[Dataset entries]
**********

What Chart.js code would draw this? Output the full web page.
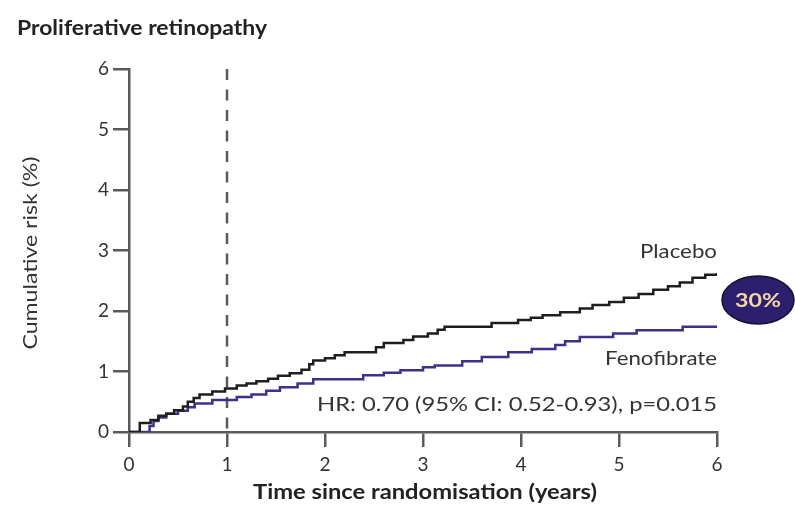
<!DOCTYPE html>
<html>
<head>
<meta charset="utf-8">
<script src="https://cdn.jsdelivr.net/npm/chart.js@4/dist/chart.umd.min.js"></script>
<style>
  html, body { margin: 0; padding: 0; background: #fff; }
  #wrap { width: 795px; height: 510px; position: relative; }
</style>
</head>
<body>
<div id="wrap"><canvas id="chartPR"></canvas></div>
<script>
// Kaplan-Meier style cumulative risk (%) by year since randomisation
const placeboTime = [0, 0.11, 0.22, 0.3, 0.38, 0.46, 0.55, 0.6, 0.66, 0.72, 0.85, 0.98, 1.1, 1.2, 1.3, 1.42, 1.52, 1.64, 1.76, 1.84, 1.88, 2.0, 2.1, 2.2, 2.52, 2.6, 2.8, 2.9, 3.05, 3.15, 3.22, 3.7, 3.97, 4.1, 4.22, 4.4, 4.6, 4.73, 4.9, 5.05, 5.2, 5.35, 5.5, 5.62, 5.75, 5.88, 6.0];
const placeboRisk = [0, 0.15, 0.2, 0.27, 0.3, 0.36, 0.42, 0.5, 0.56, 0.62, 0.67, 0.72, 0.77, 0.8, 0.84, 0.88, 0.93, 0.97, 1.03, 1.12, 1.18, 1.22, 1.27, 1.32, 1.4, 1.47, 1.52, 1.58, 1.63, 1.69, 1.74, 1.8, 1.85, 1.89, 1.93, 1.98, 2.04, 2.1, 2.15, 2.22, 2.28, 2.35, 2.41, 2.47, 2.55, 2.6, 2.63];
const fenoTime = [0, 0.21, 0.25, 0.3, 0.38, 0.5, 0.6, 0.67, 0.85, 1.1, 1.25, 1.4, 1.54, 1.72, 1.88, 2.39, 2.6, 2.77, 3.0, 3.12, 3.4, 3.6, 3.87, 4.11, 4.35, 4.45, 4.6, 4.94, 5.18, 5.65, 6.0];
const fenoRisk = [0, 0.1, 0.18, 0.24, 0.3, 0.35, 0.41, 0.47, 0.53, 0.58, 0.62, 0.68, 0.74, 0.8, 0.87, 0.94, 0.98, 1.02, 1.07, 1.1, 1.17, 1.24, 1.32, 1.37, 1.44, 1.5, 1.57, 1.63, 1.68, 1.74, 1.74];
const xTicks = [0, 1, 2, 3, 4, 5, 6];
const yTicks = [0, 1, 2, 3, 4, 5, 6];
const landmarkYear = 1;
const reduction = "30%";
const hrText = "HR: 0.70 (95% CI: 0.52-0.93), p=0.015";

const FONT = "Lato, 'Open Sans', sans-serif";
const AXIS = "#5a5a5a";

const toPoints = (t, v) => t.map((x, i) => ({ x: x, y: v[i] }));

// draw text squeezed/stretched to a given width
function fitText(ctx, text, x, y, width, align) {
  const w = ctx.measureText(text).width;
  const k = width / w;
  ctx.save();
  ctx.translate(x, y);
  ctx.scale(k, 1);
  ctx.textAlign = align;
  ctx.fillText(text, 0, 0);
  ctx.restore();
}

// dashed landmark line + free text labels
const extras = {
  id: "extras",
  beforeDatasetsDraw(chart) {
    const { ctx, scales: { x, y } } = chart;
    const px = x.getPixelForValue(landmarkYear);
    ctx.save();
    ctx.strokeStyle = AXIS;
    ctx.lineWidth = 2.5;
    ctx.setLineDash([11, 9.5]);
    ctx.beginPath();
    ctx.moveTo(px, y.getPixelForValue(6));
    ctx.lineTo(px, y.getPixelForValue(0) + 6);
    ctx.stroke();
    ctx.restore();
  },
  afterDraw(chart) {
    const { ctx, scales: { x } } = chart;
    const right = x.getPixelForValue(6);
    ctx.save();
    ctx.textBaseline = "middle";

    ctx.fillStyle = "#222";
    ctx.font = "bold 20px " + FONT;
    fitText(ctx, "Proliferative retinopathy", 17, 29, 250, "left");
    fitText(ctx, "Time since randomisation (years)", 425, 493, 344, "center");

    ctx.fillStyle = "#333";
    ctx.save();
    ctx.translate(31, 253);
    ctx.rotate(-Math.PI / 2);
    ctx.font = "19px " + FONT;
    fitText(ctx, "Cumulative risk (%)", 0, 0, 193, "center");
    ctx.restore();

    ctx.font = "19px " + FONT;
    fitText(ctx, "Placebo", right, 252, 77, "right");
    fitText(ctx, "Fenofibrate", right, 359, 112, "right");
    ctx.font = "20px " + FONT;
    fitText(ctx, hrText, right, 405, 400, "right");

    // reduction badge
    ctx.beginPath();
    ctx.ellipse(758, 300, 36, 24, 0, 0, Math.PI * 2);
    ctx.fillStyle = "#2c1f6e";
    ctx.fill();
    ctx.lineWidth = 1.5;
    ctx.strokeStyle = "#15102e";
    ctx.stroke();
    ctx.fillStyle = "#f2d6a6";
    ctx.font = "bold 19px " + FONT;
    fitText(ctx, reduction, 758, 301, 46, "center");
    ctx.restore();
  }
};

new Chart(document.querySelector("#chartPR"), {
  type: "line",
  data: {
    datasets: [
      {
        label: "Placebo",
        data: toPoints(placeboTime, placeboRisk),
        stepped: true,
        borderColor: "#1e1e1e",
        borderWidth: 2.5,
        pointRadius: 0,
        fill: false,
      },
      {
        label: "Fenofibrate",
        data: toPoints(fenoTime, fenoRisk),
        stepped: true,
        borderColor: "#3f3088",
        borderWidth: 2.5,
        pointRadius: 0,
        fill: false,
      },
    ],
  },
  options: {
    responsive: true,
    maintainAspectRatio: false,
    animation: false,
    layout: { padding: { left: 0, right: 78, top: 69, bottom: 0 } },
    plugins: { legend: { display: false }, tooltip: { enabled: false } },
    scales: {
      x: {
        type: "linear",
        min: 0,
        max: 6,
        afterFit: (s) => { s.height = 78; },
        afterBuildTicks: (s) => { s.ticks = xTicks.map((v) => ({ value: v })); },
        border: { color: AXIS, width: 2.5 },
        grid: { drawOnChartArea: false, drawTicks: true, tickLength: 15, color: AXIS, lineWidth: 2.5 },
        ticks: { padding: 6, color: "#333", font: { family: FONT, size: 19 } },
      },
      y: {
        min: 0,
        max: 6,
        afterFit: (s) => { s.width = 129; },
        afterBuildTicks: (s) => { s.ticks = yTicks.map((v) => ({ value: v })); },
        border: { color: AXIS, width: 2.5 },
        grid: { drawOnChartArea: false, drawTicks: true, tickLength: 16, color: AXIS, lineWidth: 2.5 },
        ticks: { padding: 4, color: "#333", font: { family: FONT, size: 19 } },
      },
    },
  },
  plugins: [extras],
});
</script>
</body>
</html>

**********

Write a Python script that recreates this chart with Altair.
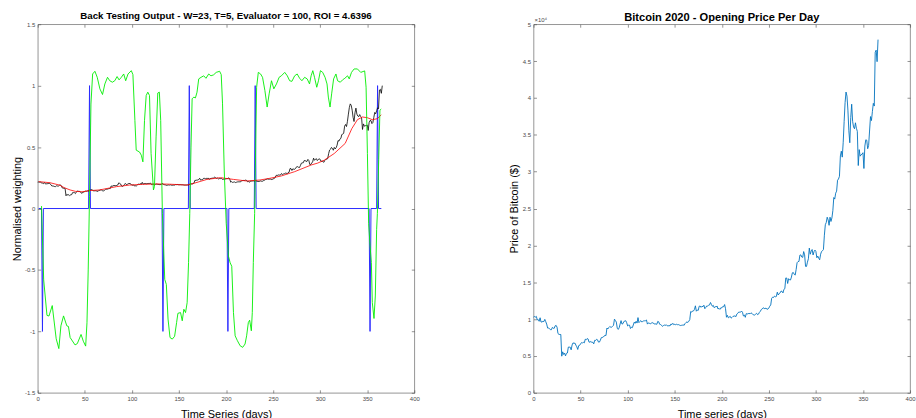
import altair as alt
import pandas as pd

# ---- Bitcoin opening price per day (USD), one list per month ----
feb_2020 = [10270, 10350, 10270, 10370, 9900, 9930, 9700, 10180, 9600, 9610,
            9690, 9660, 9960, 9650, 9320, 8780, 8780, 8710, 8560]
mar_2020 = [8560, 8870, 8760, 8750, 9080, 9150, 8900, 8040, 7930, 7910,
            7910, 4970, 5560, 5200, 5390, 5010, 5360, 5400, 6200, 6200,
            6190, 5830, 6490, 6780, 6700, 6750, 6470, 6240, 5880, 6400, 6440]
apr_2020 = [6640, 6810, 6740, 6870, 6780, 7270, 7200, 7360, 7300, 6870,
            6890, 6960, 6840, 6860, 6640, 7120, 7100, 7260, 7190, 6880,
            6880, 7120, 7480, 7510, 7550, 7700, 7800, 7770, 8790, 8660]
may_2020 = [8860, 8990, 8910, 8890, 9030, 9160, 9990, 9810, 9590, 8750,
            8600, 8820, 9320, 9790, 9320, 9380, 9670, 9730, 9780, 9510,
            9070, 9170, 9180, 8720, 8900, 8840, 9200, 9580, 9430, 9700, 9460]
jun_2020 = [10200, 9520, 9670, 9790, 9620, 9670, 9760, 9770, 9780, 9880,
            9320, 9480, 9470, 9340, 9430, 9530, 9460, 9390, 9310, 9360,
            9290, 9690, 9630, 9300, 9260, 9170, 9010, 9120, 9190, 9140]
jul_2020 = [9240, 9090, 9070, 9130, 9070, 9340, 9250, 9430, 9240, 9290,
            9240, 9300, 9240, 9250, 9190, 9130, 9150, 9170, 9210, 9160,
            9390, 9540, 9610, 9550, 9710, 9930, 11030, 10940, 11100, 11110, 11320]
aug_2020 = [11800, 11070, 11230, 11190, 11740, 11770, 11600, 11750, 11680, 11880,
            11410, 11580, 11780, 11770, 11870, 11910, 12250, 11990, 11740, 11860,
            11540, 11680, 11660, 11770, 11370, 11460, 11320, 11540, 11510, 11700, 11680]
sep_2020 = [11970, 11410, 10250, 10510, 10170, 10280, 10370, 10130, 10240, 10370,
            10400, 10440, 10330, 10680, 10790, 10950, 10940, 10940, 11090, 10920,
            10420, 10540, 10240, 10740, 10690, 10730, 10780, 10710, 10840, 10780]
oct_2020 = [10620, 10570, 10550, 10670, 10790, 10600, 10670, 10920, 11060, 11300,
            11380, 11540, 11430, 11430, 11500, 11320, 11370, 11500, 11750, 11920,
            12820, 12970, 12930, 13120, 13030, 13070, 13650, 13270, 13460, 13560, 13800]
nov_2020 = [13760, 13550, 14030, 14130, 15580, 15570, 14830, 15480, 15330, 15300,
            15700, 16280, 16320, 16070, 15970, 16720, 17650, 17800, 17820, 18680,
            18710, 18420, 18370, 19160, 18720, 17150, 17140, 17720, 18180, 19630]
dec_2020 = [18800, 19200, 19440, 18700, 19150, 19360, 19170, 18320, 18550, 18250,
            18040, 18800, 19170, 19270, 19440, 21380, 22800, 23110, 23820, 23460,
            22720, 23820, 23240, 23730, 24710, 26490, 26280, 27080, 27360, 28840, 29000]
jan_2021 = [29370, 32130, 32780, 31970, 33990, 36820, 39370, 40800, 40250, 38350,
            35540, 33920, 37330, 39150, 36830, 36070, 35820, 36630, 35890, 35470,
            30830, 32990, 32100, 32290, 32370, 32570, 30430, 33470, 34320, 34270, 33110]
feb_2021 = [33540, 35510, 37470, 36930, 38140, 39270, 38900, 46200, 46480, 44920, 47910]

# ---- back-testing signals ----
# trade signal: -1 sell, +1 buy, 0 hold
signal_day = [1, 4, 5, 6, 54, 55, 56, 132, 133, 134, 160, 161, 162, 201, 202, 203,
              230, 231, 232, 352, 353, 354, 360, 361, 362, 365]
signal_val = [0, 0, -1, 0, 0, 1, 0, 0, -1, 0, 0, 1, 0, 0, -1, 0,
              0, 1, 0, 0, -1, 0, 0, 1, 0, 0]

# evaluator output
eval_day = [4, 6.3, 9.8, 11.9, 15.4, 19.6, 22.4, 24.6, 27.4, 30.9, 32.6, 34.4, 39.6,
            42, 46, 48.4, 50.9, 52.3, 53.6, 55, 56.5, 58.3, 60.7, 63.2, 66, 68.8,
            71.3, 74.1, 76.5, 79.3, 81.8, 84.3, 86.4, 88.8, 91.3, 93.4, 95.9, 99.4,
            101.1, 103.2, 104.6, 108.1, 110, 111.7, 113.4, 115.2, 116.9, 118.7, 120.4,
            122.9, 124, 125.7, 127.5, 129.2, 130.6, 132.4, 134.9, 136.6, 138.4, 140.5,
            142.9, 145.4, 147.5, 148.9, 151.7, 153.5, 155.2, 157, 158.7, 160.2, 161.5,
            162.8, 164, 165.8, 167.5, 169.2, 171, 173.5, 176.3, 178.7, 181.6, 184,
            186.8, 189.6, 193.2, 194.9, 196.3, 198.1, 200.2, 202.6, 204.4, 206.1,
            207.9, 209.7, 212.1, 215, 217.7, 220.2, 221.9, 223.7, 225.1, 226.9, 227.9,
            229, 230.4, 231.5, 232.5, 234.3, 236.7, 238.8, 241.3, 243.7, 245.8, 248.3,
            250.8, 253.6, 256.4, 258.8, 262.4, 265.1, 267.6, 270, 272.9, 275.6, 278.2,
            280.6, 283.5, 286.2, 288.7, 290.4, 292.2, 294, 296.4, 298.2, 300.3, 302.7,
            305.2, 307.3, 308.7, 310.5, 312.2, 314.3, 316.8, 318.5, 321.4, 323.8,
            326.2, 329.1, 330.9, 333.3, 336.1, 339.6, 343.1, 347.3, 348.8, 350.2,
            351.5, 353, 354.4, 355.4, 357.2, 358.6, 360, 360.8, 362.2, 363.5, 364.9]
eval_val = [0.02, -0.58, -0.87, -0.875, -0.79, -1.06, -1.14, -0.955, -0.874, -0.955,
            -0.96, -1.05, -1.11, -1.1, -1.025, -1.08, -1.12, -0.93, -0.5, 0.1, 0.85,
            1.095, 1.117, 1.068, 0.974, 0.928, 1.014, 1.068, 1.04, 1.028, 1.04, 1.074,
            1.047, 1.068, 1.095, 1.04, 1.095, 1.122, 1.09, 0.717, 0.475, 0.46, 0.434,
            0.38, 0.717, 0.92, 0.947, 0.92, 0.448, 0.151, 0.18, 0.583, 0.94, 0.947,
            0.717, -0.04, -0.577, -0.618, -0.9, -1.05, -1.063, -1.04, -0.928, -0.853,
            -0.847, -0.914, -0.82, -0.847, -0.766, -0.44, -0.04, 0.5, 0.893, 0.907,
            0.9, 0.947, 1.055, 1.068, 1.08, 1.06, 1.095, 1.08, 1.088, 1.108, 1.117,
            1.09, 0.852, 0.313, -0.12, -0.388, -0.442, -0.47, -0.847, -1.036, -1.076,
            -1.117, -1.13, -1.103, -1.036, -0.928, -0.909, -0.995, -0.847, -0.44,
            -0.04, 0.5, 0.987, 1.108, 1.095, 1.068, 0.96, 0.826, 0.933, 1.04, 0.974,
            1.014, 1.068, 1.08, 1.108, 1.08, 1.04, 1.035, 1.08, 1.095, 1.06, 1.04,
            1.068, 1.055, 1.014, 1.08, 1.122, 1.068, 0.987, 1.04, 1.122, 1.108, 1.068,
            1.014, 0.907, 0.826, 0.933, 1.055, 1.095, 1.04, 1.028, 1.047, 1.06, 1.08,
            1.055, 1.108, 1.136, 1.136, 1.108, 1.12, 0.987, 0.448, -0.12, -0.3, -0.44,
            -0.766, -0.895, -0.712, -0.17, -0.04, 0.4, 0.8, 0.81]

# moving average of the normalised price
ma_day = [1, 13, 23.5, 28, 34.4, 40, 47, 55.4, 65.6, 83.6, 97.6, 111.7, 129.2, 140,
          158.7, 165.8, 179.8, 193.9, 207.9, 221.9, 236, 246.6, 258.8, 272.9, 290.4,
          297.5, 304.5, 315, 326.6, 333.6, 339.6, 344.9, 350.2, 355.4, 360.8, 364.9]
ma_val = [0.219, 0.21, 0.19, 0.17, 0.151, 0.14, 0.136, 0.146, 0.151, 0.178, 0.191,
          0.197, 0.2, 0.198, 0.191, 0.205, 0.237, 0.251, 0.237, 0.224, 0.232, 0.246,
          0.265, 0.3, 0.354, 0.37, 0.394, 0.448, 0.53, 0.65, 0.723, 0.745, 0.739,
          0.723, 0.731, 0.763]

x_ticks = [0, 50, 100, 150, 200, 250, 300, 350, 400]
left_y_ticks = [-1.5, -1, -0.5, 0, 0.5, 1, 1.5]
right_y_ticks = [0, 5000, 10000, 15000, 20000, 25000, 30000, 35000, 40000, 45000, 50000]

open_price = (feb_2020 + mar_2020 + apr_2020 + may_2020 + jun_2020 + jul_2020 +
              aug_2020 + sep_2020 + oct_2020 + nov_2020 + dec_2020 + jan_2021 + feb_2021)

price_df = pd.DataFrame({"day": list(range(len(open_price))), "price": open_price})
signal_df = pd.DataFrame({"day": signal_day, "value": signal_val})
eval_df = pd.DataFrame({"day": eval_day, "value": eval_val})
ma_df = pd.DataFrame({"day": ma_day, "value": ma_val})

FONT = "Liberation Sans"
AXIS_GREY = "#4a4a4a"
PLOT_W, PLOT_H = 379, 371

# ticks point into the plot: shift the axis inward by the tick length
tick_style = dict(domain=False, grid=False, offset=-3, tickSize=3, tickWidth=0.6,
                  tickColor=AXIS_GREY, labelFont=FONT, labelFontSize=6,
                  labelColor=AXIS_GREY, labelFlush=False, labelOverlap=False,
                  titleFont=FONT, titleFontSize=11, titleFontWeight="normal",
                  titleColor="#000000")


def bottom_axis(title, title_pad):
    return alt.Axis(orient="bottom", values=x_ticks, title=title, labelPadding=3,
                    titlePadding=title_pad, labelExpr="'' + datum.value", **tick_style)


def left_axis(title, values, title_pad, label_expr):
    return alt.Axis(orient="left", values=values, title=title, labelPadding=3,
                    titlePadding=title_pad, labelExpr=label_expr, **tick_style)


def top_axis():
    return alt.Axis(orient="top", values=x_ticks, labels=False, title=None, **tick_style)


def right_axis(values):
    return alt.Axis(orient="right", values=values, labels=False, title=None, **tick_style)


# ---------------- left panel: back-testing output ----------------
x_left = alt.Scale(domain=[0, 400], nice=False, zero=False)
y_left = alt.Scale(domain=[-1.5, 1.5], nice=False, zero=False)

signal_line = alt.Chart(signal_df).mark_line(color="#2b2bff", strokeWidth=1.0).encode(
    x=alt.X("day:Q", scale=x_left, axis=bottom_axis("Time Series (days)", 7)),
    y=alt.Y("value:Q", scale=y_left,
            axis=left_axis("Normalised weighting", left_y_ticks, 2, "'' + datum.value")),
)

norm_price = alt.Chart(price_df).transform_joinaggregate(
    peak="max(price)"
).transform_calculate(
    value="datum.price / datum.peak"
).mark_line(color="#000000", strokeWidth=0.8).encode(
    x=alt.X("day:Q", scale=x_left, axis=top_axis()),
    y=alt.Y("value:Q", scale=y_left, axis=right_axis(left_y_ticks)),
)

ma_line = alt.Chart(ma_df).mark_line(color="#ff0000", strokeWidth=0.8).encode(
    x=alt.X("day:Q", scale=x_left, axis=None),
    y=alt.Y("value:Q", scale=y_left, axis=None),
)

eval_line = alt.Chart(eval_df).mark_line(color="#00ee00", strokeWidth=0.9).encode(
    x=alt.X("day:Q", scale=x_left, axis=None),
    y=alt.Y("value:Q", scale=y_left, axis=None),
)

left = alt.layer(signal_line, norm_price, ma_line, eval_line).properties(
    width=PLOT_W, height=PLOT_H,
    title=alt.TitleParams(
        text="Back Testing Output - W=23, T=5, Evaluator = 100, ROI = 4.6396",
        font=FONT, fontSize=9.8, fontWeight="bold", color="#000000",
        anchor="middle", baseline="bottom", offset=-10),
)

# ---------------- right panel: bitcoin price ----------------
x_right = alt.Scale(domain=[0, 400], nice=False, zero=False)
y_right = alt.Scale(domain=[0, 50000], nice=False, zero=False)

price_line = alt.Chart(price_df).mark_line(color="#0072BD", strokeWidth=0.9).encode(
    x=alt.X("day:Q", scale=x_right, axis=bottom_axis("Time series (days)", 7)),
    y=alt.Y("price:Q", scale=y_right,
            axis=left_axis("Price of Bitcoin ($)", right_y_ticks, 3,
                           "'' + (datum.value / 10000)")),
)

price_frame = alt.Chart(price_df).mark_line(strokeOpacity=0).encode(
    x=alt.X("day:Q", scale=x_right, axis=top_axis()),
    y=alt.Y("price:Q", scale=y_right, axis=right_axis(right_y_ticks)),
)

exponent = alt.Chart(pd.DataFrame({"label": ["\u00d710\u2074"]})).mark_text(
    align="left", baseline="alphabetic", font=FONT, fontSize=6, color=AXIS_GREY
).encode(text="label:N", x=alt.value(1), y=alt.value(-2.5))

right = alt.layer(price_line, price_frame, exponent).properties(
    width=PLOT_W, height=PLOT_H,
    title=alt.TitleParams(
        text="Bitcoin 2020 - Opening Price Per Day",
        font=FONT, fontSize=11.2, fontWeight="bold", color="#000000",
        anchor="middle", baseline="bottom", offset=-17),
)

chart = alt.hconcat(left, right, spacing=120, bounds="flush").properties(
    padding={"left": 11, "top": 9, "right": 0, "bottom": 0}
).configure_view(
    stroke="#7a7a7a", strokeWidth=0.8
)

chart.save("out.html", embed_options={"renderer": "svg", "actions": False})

**********

Given exercise. Omit the pictures. Extract exactly the lines that begin with the one holding "Write a Python" and end with the one holding "import pandas as pd", inclusive.

Exercise result.
Write a Python script that recreates this chart with Altair.
import altair as alt
import pandas as pd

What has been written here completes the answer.